Lowland heath is a habitat that’s very important for biodiversity as it’s uncommon and supports a range of species.
Lowland heaths usually occur as isolated patches within a wider landscape of more intensively used farmland and woodland. They are remnants of a formerly more extensive habitat, and support plant and animal species often not found in the surrounding land.
Heather and other dwarf shrubs usually make up 25 to 90 per cent of the vegetation. Grasses and herbs are often more prominent than in upland heath, lichens and mosses can be important, and some gorse, bracken or scattered tree cover is often present. There are both wet and dry kinds of lowland heath.
Lowland heaths were created by human intervention and managed as grazing land and sources of other products.
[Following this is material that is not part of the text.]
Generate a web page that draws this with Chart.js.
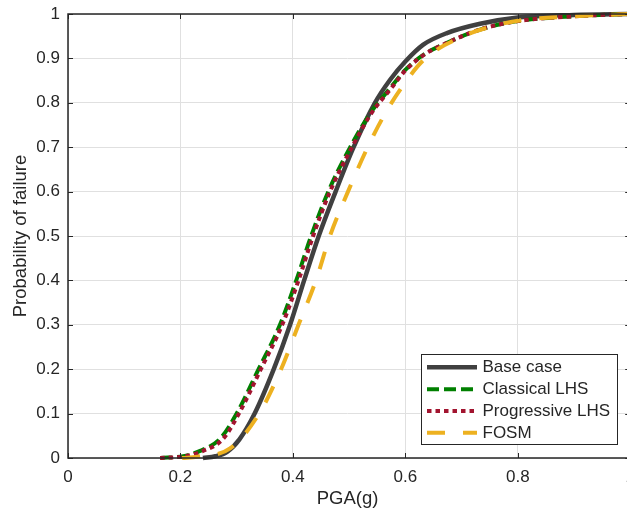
<!DOCTYPE html>
<html><head><meta charset="utf-8">
<script src="https://cdn.jsdelivr.net/npm/chart.js@4.4.1/dist/chart.umd.min.js"></script>
<style>html,body{margin:0;padding:0;overflow:hidden;background:#fff;width:627px;height:516px}canvas{display:block}</style>
</head><body>
<canvas id="c" width="627" height="516"></canvas>
<script>
const seriesNames = ['Base case', 'Classical LHS', 'Progressive LHS', 'FOSM'];

const pgaBase = [0.240, 0.262, 0.283, 0.305, 0.332, 0.366, 0.395, 0.420, 0.446, 0.476, 0.508, 0.546, 0.573, 0.600, 0.632, 0.674, 0.733, 0.80, 0.90, 1.0];
const pfBase  = [0, 0.004, 0.014, 0.042, 0.1, 0.2, 0.3, 0.4, 0.5, 0.6, 0.7, 0.8, 0.852, 0.893, 0.931, 0.957, 0.978, 0.992, 0.998, 1.0];

const pgaClassical = [0.164, 0.205, 0.235, 0.271, 0.300, 0.339, 0.377, 0.406, 0.4325, 0.463, 0.502, 0.538, 0.573, 0.600, 0.632, 0.674, 0.733, 0.80, 0.90, 1.0];
const pfClassical  = [0, 0.004, 0.016, 0.044, 0.1, 0.2, 0.3, 0.4, 0.5, 0.6, 0.7, 0.777, 0.833, 0.874, 0.908, 0.935, 0.965, 0.984, 0.995, 1.0];

const pgaProgressive = [0.164, 0.207, 0.238, 0.275, 0.304, 0.343, 0.381, 0.410, 0.436, 0.466, 0.505, 0.540, 0.575, 0.601, 0.633, 0.674, 0.733, 0.80, 0.90, 1.0];
const pfProgressive  = [0, 0.004, 0.015, 0.042, 0.1, 0.2, 0.3, 0.4, 0.5, 0.6, 0.7, 0.777, 0.833, 0.874, 0.908, 0.935, 0.965, 0.984, 0.995, 1.0];

const pgaFOSM = [0.203, 0.230, 0.289, 0.340, 0.379, 0.410, 0.441, 0.466, 0.498, 0.533, 0.561, 0.590, 0.633, 0.705, 0.763, 0.80, 0.90, 1.0];
const pfFOSM  = [0, 0.003, 0.022, 0.1, 0.2, 0.3, 0.4, 0.5, 0.6, 0.7, 0.769, 0.828, 0.897, 0.951, 0.975, 0.985, 0.995, 1.0];

const xTickLabels = ['0', '0.2', '0.4', '0.6', '0.8', '1'];
const yTickLabels = ['0', '0.1', '0.2', '0.3', '0.4', '0.5', '0.6', '0.7', '0.8', '0.9', '1'];
const xTitle = 'PGA(g)';
const yTitle = 'Probability of failure';
const xVisibleMax = 0.9943;

const FONT = '"Liberation Sans", Arial, Helvetica, sans-serif';
const TXT = '#262626';

function pts(xs, ys) { return xs.map((x, i) => ({ x: x, y: ys[i] })); }

const styles = [
  { color: '#404040', width: 4.5, dash: [] },
  { color: '#008000', width: 4, dash: [12, 5] },
  { color: '#a2142f', width: 4, dash: [4.5, 4] },
  { color: '#edb120', width: 4, dash: [18, 18] }
];
const seriesData = [
  pts(pgaBase, pfBase),
  pts(pgaClassical, pfClassical),
  pts(pgaProgressive, pfProgressive),
  pts(pgaFOSM, pfFOSM)
];
const drawOrder = [4, 3, 2, 1];

const datasets = seriesNames.map((name, i) => ({
  label: name,
  data: seriesData[i],
  borderColor: styles[i].color,
  backgroundColor: styles[i].color,
  borderWidth: styles[i].width,
  borderDash: styles[i].dash,
  pointRadius: 0,
  showLine: true,
  fill: false,
  cubicInterpolationMode: 'monotone',
  clip: false,
  order: drawOrder[i]
}));

const framePlugin = {
  id: 'frame',
  afterDatasetsDraw(chart) {
    const { ctx, chartArea: { left, right, top, bottom }, scales: { x, y } } = chart;
    const rEdge = x.getPixelForValue(1);
    ctx.save();
    ctx.strokeStyle = TXT;
    ctx.lineWidth = 1;
    ctx.setLineDash([]);
    ctx.beginPath();
    x.ticks.forEach(t => {
      const px = Math.round(x.getPixelForValue(t.value)) + 0.5;
      ctx.moveTo(px, bottom); ctx.lineTo(px, bottom - 5);
      ctx.moveTo(px, top); ctx.lineTo(px, top + 5);
    });
    y.ticks.forEach(t => {
      const py = Math.round(y.getPixelForValue(t.value)) + 0.5;
      ctx.moveTo(left, py); ctx.lineTo(left + 5, py);
      ctx.moveTo(rEdge, py); ctx.lineTo(rEdge - 5, py);
    });
    ctx.stroke();
    ctx.lineWidth = 1.5;
    ctx.beginPath();
    ctx.moveTo(rEdge, top); ctx.lineTo(left, top); ctx.lineTo(left, bottom); ctx.lineTo(rEdge, bottom);
    ctx.stroke();
    ctx.restore();
  },
  afterDraw(chart) {
    const ctx = chart.ctx;
    const bx = 421, by = 354, bw = 196, bh = 90;
    ctx.save();
    ctx.fillStyle = '#fff';
    ctx.fillRect(bx, by, bw, bh);
    ctx.strokeStyle = TXT;
    ctx.lineWidth = 1;
    ctx.strokeRect(bx + 0.5, by + 0.5, bw, bh);
    const rows = [367.3, 389.3, 411, 432.7];
    chart.data.datasets.forEach((ds, i) => {
      const yy = rows[i];
      ctx.beginPath();
      ctx.strokeStyle = ds.borderColor;
      ctx.lineWidth = ds.borderWidth;
      ctx.setLineDash(ds.borderDash);
      ctx.moveTo(427, yy); ctx.lineTo(477, yy);
      ctx.stroke();
      ctx.setLineDash([]);
      ctx.fillStyle = TXT;
      ctx.font = '17px ' + FONT;
      ctx.textBaseline = 'middle';
      ctx.textAlign = 'left';
      ctx.fillText(ds.label, 482.5, yy + 0.5);
    });
    ctx.restore();
  }
};

new Chart(document.getElementById('c'), {
  type: 'scatter',
  data: { datasets: datasets },
  options: {
    responsive: false,
    animation: false,
    devicePixelRatio: 1,
    layout: { padding: { left: 0, top: 14, right: 0, bottom: 0 } },
    plugins: { legend: { display: false }, tooltip: { enabled: false } },
    scales: {
      x: {
        type: 'linear', min: 0, max: xVisibleMax,
        afterFit: s => { s.height = 58; s.paddingLeft = 0; s.paddingRight = 0; },
        afterBuildTicks: s => { s.ticks = xTickLabels.map(l => ({ value: parseFloat(l) })); },
        grid: { color: '#e0e0e0', lineWidth: 1, drawTicks: false },
        border: { display: false },
        ticks: {
          padding: 9, color: TXT, font: { family: FONT, size: 17 }, maxRotation: 0, autoSkip: false,
          callback: (v, i) => xTickLabels[i]
        },
        title: { display: true, text: xTitle, color: TXT, font: { family: FONT, size: 18.5 }, padding: { top: 0, bottom: 6 } }
      },
      y: {
        type: 'linear', min: 0, max: 1,
        afterFit: s => { s.width = 68; s.paddingTop = 0; s.paddingBottom = 0; },
        afterBuildTicks: s => { s.ticks = yTickLabels.map(l => ({ value: parseFloat(l) })); },
        grid: { color: '#e0e0e0', lineWidth: 1, drawTicks: false },
        border: { display: false },
        ticks: {
          padding: 8, color: TXT, font: { family: FONT, size: 17 }, autoSkip: false,
          callback: (v, i) => yTickLabels[i]
        },
        title: { display: true, text: yTitle, color: TXT, font: { family: FONT, size: 18.5 }, padding: { top: 10, bottom: 0 } }
      }
    }
  },
  plugins: [framePlugin]
});
</script>
</body></html>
People valued them much more for these uses in the past than they do now.
Threats to heathland
Heathland is a rare habitat across the globe, and although we have lots of upland heath in Scotland, lowland heaths are now quite rare. Areas have been lost to more intensive farmland, woodland, and development. Remaining lowland heaths are usually found in areas which are too difficult to cultivate or use more intensively because of rocky or wet soils.
Many lowland heaths have now become neglected, and it’s important that they are properly managed, ideally through light grazing and in some cases burning. These practices maintain them as open habitats, preventing them becoming rank or being lost to scrub and tree cover.